— OBJECTIVE —
Take the material below and retype it in full; pictures are left out.

════

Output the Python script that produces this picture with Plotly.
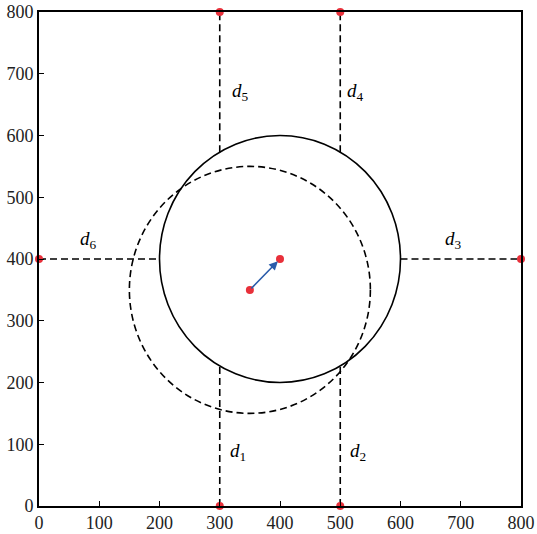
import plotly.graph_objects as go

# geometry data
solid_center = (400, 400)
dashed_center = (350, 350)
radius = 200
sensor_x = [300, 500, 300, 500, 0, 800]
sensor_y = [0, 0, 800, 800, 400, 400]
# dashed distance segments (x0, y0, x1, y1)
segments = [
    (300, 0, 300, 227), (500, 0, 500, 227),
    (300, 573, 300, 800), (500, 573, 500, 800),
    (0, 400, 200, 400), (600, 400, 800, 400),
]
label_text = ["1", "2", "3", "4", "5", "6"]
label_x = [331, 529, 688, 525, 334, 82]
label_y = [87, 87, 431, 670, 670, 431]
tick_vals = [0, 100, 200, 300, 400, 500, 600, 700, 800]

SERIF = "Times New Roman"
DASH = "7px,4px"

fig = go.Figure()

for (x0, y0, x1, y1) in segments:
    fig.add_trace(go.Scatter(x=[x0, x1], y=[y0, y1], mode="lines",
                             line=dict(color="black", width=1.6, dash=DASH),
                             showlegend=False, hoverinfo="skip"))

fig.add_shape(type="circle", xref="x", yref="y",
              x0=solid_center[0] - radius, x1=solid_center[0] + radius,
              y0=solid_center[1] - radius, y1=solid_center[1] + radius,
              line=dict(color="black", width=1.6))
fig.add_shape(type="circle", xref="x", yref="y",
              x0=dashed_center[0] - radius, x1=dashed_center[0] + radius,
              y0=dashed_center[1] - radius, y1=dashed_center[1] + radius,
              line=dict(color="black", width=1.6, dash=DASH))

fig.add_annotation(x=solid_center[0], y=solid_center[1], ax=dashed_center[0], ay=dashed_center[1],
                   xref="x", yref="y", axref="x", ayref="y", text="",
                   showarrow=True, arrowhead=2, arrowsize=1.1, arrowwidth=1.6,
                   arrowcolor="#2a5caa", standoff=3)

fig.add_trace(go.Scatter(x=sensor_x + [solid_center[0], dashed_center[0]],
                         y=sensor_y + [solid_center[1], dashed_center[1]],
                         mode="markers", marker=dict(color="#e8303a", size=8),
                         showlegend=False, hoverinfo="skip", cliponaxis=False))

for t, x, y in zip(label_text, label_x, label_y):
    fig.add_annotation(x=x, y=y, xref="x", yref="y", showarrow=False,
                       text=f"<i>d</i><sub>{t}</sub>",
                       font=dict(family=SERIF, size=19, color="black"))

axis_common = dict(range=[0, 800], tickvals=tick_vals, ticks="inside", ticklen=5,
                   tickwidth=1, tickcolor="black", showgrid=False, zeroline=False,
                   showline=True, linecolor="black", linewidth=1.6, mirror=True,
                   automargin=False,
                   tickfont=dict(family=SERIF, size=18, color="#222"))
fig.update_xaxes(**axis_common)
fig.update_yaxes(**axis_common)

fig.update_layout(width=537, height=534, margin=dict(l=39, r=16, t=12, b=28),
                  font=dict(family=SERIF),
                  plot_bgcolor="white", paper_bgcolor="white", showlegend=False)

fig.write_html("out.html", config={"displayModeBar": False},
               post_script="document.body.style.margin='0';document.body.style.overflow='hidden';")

════

— EXERCISE OUTPUT —
Output the Python script that produces this picture with Plotly.
import plotly.graph_objects as go

# geometry data
solid_center = (400, 400)
dashed_center = (350, 350)
radius = 200
sensor_x = [300, 500, 300, 500, 0, 800]
sensor_y = [0, 0, 800, 800, 400, 400]
# dashed distance segments (x0, y0, x1, y1)
segments = [
    (300, 0, 300, 227), (500, 0, 500, 227),
    (300, 573, 300, 800), (500, 573, 500, 800),
    (0, 400, 200, 400), (600, 400, 800, 400),
]
label_text = ["1", "2", "3", "4", "5", "6"]
label_x = [331, 529, 688, 525, 334, 82]
label_y = [87, 87, 431, 670, 670, 431]
tick_vals = [0, 100, 200, 300, 400, 500, 600, 700, 800]

SERIF = "Times New Roman"
DASH = "7px,4px"

fig = go.Figure()

for (x0, y0, x1, y1) in segments:
    fig.add_trace(go.Scatter(x=[x0, x1], y=[y0, y1], mode="lines",
                             line=dict(color="black", width=1.6, dash=DASH),
                             showlegend=False, hoverinfo="skip"))

fig.add_shape(type="circle", xref="x", yref="y",
              x0=solid_center[0] - radius, x1=solid_center[0] + radius,
              y0=solid_center[1] - radius, y1=solid_center[1] + radius,
              line=dict(color="black", width=1.6))
fig.add_shape(type="circle", xref="x", yref="y",
              x0=dashed_center[0] - radius, x1=dashed_center[0] + radius,
              y0=dashed_center[1] - radius, y1=dashed_center[1] + radius,
              line=dict(color="black", width=1.6, dash=DASH))

fig.add_annotation(x=solid_center[0], y=solid_center[1], ax=dashed_center[0], ay=dashed_center[1],
                   xref="x", yref="y", axref="x", ayref="y", text="",
                   showarrow=True, arrowhead=2, arrowsize=1.1, arrowwidth=1.6,
                   arrowcolor="#2a5caa", standoff=3)

fig.add_trace(go.Scatter(x=sensor_x + [solid_center[0], dashed_center[0]],
                         y=sensor_y + [solid_center[1], dashed_center[1]],
                         mode="markers", marker=dict(color="#e8303a", size=8),
                         showlegend=False, hoverinfo="skip", cliponaxis=False))

for t, x, y in zip(label_text, label_x, label_y):
    fig.add_annotation(x=x, y=y, xref="x", yref="y", showarrow=False,
                       text=f"<i>d</i><sub>{t}</sub>",
                       font=dict(family=SERIF, size=19, color="black"))

axis_common = dict(range=[0, 800], tickvals=tick_vals, ticks="inside", ticklen=5,
                   tickwidth=1, tickcolor="black", showgrid=False, zeroline=False,
                   showline=True, linecolor="black", linewidth=1.6, mirror=True,
                   automargin=False,
                   tickfont=dict(family=SERIF, size=18, color="#222"))
fig.update_xaxes(**axis_common)
fig.update_yaxes(**axis_common)

fig.update_layout(width=537, height=534, margin=dict(l=39, r=16, t=12, b=28),
                  font=dict(family=SERIF),
                  plot_bgcolor="white", paper_bgcolor="white", showlegend=False)

fig.write_html("out.html", config={"displayModeBar": False},
               post_script="document.body.style.margin='0';document.body.style.overflow='hidden';")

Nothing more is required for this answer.